— START Data excerpt —

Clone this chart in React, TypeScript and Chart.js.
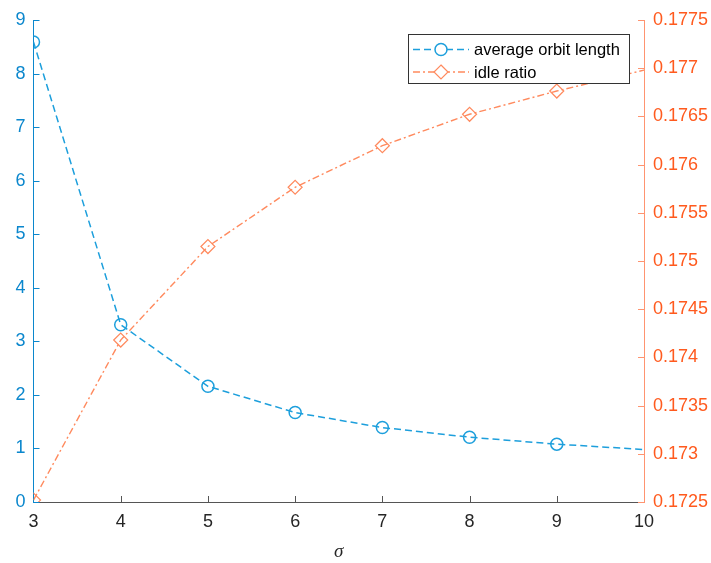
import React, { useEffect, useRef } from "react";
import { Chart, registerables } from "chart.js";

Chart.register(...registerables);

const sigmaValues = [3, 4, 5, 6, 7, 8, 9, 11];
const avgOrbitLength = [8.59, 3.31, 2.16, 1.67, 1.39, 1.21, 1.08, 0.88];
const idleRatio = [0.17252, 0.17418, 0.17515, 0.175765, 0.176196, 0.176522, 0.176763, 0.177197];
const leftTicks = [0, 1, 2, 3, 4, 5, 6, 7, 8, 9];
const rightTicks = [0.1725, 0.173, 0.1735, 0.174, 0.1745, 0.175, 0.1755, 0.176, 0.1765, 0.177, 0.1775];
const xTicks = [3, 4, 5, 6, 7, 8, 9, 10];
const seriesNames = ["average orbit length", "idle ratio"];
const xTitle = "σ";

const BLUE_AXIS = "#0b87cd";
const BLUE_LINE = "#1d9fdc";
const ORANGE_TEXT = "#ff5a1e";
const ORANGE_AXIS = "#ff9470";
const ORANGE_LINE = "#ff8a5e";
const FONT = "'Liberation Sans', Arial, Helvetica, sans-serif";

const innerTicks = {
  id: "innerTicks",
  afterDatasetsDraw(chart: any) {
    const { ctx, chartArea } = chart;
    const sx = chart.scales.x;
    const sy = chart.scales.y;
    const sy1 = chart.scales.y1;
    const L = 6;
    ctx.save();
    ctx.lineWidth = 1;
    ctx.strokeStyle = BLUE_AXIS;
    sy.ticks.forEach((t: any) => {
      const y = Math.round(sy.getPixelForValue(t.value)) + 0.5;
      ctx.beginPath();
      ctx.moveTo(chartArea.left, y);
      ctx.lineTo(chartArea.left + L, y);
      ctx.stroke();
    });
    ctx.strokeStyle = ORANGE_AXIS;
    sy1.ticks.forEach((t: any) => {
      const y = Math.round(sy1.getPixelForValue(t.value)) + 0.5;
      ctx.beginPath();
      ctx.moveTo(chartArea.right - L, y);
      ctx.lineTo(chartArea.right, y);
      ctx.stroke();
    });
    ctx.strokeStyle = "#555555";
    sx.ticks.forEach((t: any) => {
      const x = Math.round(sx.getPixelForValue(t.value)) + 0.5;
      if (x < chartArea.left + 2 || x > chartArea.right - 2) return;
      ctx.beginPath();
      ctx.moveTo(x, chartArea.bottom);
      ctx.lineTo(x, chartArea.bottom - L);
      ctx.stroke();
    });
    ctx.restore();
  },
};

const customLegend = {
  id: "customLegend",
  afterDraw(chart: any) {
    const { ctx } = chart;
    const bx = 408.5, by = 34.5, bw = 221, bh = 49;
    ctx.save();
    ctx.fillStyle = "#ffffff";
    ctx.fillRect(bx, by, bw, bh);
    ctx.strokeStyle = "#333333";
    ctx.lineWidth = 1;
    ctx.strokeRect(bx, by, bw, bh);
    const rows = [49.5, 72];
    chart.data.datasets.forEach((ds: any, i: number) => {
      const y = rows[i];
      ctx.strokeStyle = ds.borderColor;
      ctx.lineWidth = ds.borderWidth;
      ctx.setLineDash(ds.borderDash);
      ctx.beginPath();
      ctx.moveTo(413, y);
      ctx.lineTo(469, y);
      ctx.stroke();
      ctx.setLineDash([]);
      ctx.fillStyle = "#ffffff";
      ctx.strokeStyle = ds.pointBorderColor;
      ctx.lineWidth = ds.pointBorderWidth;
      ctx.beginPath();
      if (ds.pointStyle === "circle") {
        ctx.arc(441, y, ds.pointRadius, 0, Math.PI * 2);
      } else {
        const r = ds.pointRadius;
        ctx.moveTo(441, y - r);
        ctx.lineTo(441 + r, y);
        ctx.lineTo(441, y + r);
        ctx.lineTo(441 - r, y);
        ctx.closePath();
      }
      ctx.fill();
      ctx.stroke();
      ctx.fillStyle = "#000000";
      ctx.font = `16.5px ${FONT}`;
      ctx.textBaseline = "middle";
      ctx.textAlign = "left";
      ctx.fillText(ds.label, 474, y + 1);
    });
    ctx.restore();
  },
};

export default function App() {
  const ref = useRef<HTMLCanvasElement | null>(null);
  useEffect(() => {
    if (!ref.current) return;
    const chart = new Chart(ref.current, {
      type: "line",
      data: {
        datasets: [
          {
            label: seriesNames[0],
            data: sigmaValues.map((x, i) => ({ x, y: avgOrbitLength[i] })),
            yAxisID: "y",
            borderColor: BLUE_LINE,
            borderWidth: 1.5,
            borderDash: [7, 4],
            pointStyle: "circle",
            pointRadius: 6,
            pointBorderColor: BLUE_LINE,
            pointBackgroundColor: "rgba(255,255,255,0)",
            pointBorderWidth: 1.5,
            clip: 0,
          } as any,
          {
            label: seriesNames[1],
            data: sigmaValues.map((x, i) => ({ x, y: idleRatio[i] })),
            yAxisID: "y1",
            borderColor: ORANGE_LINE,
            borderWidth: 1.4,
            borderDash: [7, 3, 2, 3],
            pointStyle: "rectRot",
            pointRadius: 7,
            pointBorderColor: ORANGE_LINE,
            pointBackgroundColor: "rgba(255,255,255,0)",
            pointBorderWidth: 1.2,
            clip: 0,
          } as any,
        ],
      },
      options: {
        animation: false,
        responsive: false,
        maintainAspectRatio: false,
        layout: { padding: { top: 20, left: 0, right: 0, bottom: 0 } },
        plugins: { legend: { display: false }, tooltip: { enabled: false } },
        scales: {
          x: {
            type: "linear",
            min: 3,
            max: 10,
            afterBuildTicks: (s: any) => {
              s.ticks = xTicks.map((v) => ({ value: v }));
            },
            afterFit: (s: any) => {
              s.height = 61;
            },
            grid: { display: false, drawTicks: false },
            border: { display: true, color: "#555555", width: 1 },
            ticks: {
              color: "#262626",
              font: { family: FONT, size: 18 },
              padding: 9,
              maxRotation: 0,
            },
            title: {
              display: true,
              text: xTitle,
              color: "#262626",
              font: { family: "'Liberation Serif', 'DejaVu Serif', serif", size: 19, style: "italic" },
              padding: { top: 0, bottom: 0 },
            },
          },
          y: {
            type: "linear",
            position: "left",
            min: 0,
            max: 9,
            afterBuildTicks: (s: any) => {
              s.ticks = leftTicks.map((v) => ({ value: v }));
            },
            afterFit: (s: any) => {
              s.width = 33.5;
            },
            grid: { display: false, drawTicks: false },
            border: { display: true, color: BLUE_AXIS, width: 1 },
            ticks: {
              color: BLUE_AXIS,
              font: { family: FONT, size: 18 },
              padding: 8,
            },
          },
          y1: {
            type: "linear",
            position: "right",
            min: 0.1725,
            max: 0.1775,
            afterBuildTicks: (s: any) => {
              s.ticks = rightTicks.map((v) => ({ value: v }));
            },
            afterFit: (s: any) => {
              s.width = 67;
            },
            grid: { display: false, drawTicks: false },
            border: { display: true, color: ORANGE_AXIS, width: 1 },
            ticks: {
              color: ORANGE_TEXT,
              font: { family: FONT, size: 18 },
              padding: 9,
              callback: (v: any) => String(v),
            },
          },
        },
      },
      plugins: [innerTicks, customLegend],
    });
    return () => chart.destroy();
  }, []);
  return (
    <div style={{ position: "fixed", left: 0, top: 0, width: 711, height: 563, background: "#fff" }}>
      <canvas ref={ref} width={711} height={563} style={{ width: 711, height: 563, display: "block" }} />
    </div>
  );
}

— END Data excerpt —

## Do this
Count the lines that hold the string "React", and reply with that number alone.

## The answer
2